If governments raised enough taxes to cover their desired levels of spending, they would not need to borrow. Taxes imposed on the wealthiest corporations and individuals would be the most equitable strategy. The corporate wealthy protest, of course, threatening that if taxed, they might reduce their contributions to the economy (investing less, etc.). Most government politicians sympathize with those protests. Many come from the ranks of the wealthiest corporations and individuals (or aspire to join them). They share similar ideologies and depend on campaign donations from them. Compliant politicians typically exaggerate the negative aspects of taxing corporations and the rich. They rarely compare them to the negative effects of the alternatives: taxing middle and lower income people more or cutting government spending.
I can't quite explain it but I just keep coming back to a finance minister, a really rich guy, working for a trust fund boss, who blithely consigns the public to a future of "job churn." What was his name?
...
Deficit finance—the polite veneer for this swindle—deepens inequality in the United States and everywhere else it is practiced. It redistributes wealth from the mass of people (taxpayers) to the richest who “save” by means of lower taxes and then “invest” those “savings” in government loans. In transferring money from the many to a few, deficit finance operates like a lottery.
Keep these thoughts in mind when the major impacts of climate change arrive and we can no longer afford to ignore them. By then we'll be playing a deep game of "catch up" and the costs we have so successfully fended off will be far greater. That's when you'll see the PPP scam, the public-private-partnership game at full bore.

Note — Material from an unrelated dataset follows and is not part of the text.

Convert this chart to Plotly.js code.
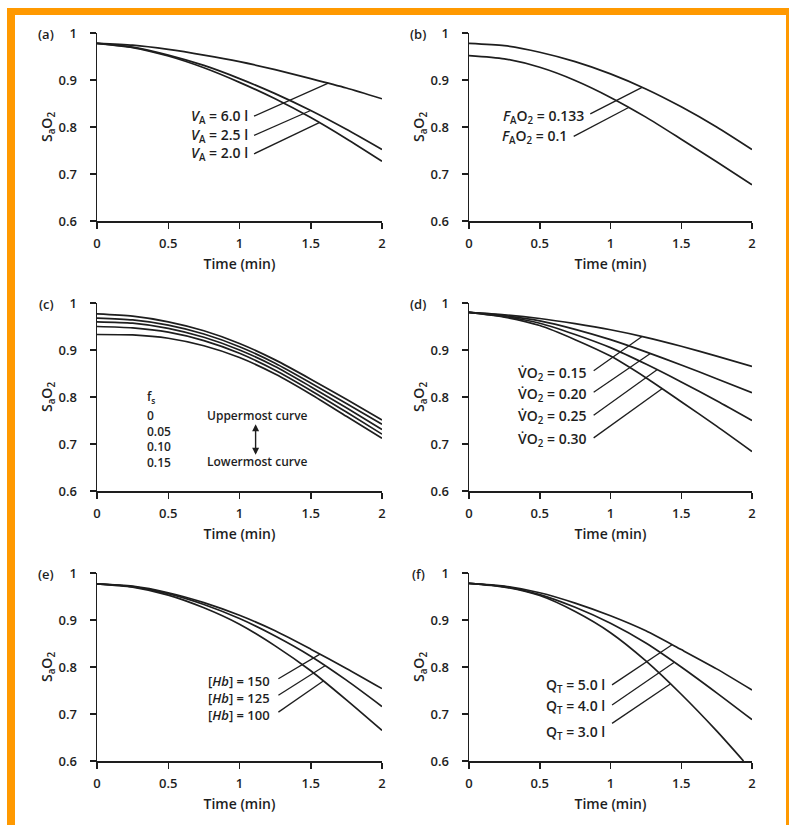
<!DOCTYPE html>
<html><head><meta charset="utf-8">
<script src="https://cdn.plot.ly/plotly-3.0.1.min.js"></script>
<style>
html,body{margin:0;padding:0;background:#fff;overflow:hidden}
#chart{position:absolute;left:0;top:0;width:789px;height:825px}
.bar{position:absolute;background:#FF9900;z-index:10}
</style>
</head><body>
<div id="chart"></div>
<div class="bar" style="left:7px;top:8px;width:782px;height:7px"></div>
<div class="bar" style="left:7px;top:8px;width:8px;height:817px"></div>
<div class="bar" style="left:786px;top:8px;width:3px;height:817px"></div>
<script>
// ---- data ----
const T = [0, 0.25, 0.5, 0.75, 1, 1.25, 1.5, 1.75, 2];
const T_f3 = [0, 0.25, 0.5, 0.75, 1, 1.25, 1.5, 1.75, 1.94];
const xTickVals = [0, 0.5, 1, 1.5, 2];
const xTickText = ['0', '0.5', '1', '1.5', '2'];
const yTickVals = [0.6, 0.7, 0.8, 0.9, 1];
const yTickText = ['0.6', '0.7', '0.8', '0.9', '1'];
const panelLetters = ['(a)', '(b)', '(c)', '(d)', '(e)', '(f)'];

// (a) alveolar ventilation
const a_VA60 = [0.978, 0.974, 0.965, 0.953, 0.939, 0.922, 0.903, 0.883, 0.860];
const a_VA25 = [0.978, 0.970, 0.953, 0.931, 0.903, 0.871, 0.835, 0.795, 0.752];
const a_VA20 = [0.978, 0.969, 0.951, 0.926, 0.895, 0.860, 0.820, 0.775, 0.727];
// (b) inspired O2 fraction
const b_F0133 = [0.978, 0.973, 0.959, 0.939, 0.913, 0.881, 0.843, 0.800, 0.752];
const b_F010 = [0.952, 0.945, 0.927, 0.899, 0.863, 0.821, 0.774, 0.726, 0.677];
// (c) shunt fraction
const c_fs0 = [0.977, 0.972, 0.960, 0.941, 0.914, 0.879, 0.838, 0.795, 0.751];
const c_fs05 = [0.968, 0.964, 0.953, 0.934, 0.907, 0.872, 0.830, 0.786, 0.742];
const c_fs10 = [0.960, 0.957, 0.946, 0.927, 0.900, 0.865, 0.822, 0.777, 0.731];
const c_fs15 = [0.950, 0.947, 0.938, 0.920, 0.893, 0.857, 0.814, 0.768, 0.721];
const c_fs20 = [0.933, 0.932, 0.925, 0.909, 0.884, 0.849, 0.806, 0.759, 0.712];
// (d) O2 consumption
const d_VO2_15 = [0.980, 0.975, 0.967, 0.956, 0.943, 0.927, 0.908, 0.887, 0.865];
const d_VO2_20 = [0.980, 0.973, 0.962, 0.944, 0.922, 0.896, 0.868, 0.839, 0.809];
const d_VO2_25 = [0.980, 0.971, 0.957, 0.933, 0.905, 0.870, 0.832, 0.792, 0.750];
const d_VO2_30 = [0.980, 0.970, 0.952, 0.922, 0.887, 0.841, 0.790, 0.738, 0.684];
// (e) haemoglobin
const e_Hb150 = [0.977, 0.972, 0.958, 0.937, 0.910, 0.877, 0.838, 0.797, 0.754];
const e_Hb125 = [0.977, 0.971, 0.956, 0.933, 0.903, 0.866, 0.823, 0.772, 0.716];
const e_Hb100 = [0.977, 0.970, 0.953, 0.926, 0.891, 0.845, 0.792, 0.730, 0.665];
// (f) cardiac output
const f_QT50 = [0.978, 0.972, 0.958, 0.936, 0.909, 0.877, 0.837, 0.796, 0.751];
const f_QT40 = [0.978, 0.971, 0.954, 0.927, 0.893, 0.851, 0.800, 0.745, 0.688];
const f_QT30 = [0.978, 0.970, 0.952, 0.918, 0.873, 0.813, 0.742, 0.664, 0.600];

// ---- layout geometry ----
const W = 789, H = 825;
const colPx = [[97, 382], [469, 752]];
const rowPx = [[33, 221], [303, 491], [573, 761]];
const INK = '#1e1e1e';
const FONT = 'Open Sans, Noto Sans, sans-serif';
const tickFont = {family: FONT, size: 13, color: INK, weight: 600};
const labFont = {family: FONT, size: 14, color: INK, weight: 600};
const midFont = {family: FONT, size: 13, color: INK, weight: 600};
const legFont = {family: FONT, size: 12, color: INK, weight: 600};

const panels = [
  {series: [[T, a_VA60], [T, a_VA25], [T, a_VA20]]},
  {series: [[T, b_F0133], [T, b_F010]]},
  {series: [[T, c_fs0], [T, c_fs05], [T, c_fs10], [T, c_fs15], [T, c_fs20]]},
  {series: [[T, d_VO2_15], [T, d_VO2_20], [T, d_VO2_25], [T, d_VO2_30]]},
  {series: [[T, e_Hb150], [T, e_Hb125], [T, e_Hb100]]},
  {series: [[T, f_QT50], [T, f_QT40], [T_f3, f_QT30]]}
];

function interp(xs, ys, x) {
  for (let i = 0; i < xs.length - 1; i++) {
    if (x >= xs[i] && x <= xs[i + 1]) {
      const f = (x - xs[i]) / (xs[i + 1] - xs[i]);
      return ys[i] + f * (ys[i + 1] - ys[i]);
    }
  }
  return ys[ys.length - 1];
}

const layout = {
  width: W, height: H,
  margin: {l: 0, r: 0, t: 0, b: 0},
  paper_bgcolor: '#ffffff', plot_bgcolor: '#ffffff',
  showlegend: false,
  shapes: [], annotations: []
};
const data = [];

panels.forEach((p, i) => {
  const n = i + 1;
  const col = i % 2, row = Math.floor(i / 2);
  const xs = n === 1 ? '' : String(n);
  const cx = colPx[col], ry = rowPx[row];
  layout['xaxis' + xs] = {
    domain: [cx[0] / W, cx[1] / W], anchor: 'y' + xs, range: [0, 2],
    tickvals: xTickVals, ticktext: xTickText, ticks: 'outside', ticklen: 6, tickwidth: 1.5,
    tickcolor: INK, showline: true, linewidth: 1.5, linecolor: INK, showgrid: false,
    zeroline: false, fixedrange: true, tickfont: tickFont, ticklabelstandoff: 4,
    title: {text: 'Time (min)', font: labFont, standoff: 8}
  };
  layout['yaxis' + xs] = {
    domain: [1 - ry[1] / H, 1 - ry[0] / H], anchor: 'x' + xs, range: [0.6, 1],
    tickvals: yTickVals, ticktext: yTickText, ticks: 'outside', ticklen: 6, tickwidth: 1.5,
    tickcolor: INK, showline: true, linewidth: 1.5, linecolor: INK, showgrid: false,
    zeroline: false, fixedrange: true, tickfont: tickFont, ticklabelstandoff: 10,
    title: {text: 'S<sub>a</sub>O<sub>2</sub>', font: labFont, standoff: 2}
  };
  p.series.forEach(s => {
    data.push({x: s[0], y: s[1], xaxis: 'x' + xs, yaxis: 'y' + xs, mode: 'lines',
      line: {color: INK, width: 1.7, shape: 'spline', smoothing: 0.7},
      hoverinfo: 'skip', showlegend: false});
  });
  layout.annotations.push({xref: 'paper', yref: 'paper',
    x: (cx[0] - 51) / W, y: 1 - (ry[0] + 1) / H, text: panelLetters[i],
    showarrow: false, xanchor: 'center', yanchor: 'middle', font: tickFont});
});

// ---- labels and leader lines ----
function ax(n) { return n === 1 ? '' : String(n); }
function label(n, x, y, text, anchor, font, align) {
  layout.annotations.push({xref: 'x' + ax(n), yref: 'y' + ax(n), x: x, y: y, text: text,
    showarrow: false, xanchor: anchor || 'right', yanchor: 'middle', align: align || 'left',
    font: font || labFont});
}
function leader(n, x0, y0, t1, series) {
  const s = panels[n - 1].series[series];
  layout.shapes.push({type: 'line', xref: 'x' + ax(n), yref: 'y' + ax(n),
    x0: x0, y0: y0, x1: t1, y1: interp(s[0], s[1], t1),
    line: {color: INK, width: 1.3}});
}

// (a)
label(1, 1.075, 0.823, '<i>V</i><sub>A</sub> = 6.0 l');
label(1, 1.075, 0.782, '<i>V</i><sub>A</sub> = 2.5 l');
label(1, 1.075, 0.743, '<i>V</i><sub>A</sub> = 2.0 l');
leader(1, 1.102, 0.823, 1.623, 0);
leader(1, 1.102, 0.782, 1.499, 1);
leader(1, 1.102, 0.743, 1.560, 2);
// (b)
label(2, 0.828, 0.823, '<i>F</i><sub>A</sub>O<sub>2</sub> = 0.133');
label(2, 0.710, 0.780, '<i>F</i><sub>A</sub>O<sub>2</sub> = 0.1');
leader(2, 0.857, 0.828, 1.223, 0);
leader(2, 0.740, 0.780, 1.128, 1);
// (c)
label(3, 0.337, 0.801, 'f<sub>s</sub>', 'left', legFont);
label(3, 0.337, 0.7115, '0<br>0.05<br>0.10<br>0.15', 'left', legFont);
label(3, 0.758, 0.761, 'Uppermost curve', 'left', legFont);
label(3, 0.758, 0.662, 'Lowermost curve', 'left', legFont);
layout.annotations.push({xref: 'x3', yref: 'y3', axref: 'x3', ayref: 'y3',
  x: 1.113, y: 0.677, ax: 1.113, ay: 0.745, text: '', showarrow: true,
  arrowhead: 2, arrowside: 'end+start', arrowsize: 1, arrowwidth: 1.4, arrowcolor: INK});
// (d)
label(4, 0.850, 0.851, 'V̇O<sub>2</sub> = 0.15');
label(4, 0.850, 0.805, 'V̇O<sub>2</sub> = 0.20');
label(4, 0.850, 0.759, 'V̇O<sub>2</sub> = 0.25');
label(4, 0.850, 0.709, 'V̇O<sub>2</sub> = 0.30');
leader(4, 0.881, 0.856, 1.223, 0);
leader(4, 0.881, 0.810, 1.282, 1);
leader(4, 0.881, 0.761, 1.329, 2);
leader(4, 0.881, 0.713, 1.364, 3);
// (e)
label(5, 1.230, 0.7335, '[<i>Hb</i>] = 150<br>[<i>Hb</i>] = 125<br>[<i>Hb</i>] = 100', 'right', midFont, 'right');
leader(5, 1.273, 0.775, 1.565, 0);
leader(5, 1.273, 0.740, 1.600, 1);
leader(5, 1.273, 0.704, 1.588, 2);
// (f)
label(6, 0.978, 0.760, 'Q<sub>T</sub> = 5.0 l');
label(6, 0.978, 0.717, 'Q<sub>T</sub> = 4.0 l');
label(6, 0.978, 0.660, 'Q<sub>T</sub> = 3.0 l');
leader(6, 1.011, 0.762, 1.435, 0);
leader(6, 1.011, 0.719, 1.451, 1);
leader(6, 1.011, 0.680, 1.423, 2);

Plotly.newPlot('chart', data, layout, {staticPlot: true, displayModeBar: false});
</script>
</body></html>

I know, I know - the photo identifies Wolff as a Marxist economist. Well, unless you've had your head buried in the turnip patch, you should know that a good bit of what Marx wrote and we angrily denounced for decades, is coming to pass.  Even prominent, mainstream economists such as Nouriel Roubini admit as much.

1 comment:

John B. said...

The zero-hour model works best for whatever it is that Morneau Shepell does for its share of the cake. If I don't really know what that is, I guess I can't expect that a guy like Justin would.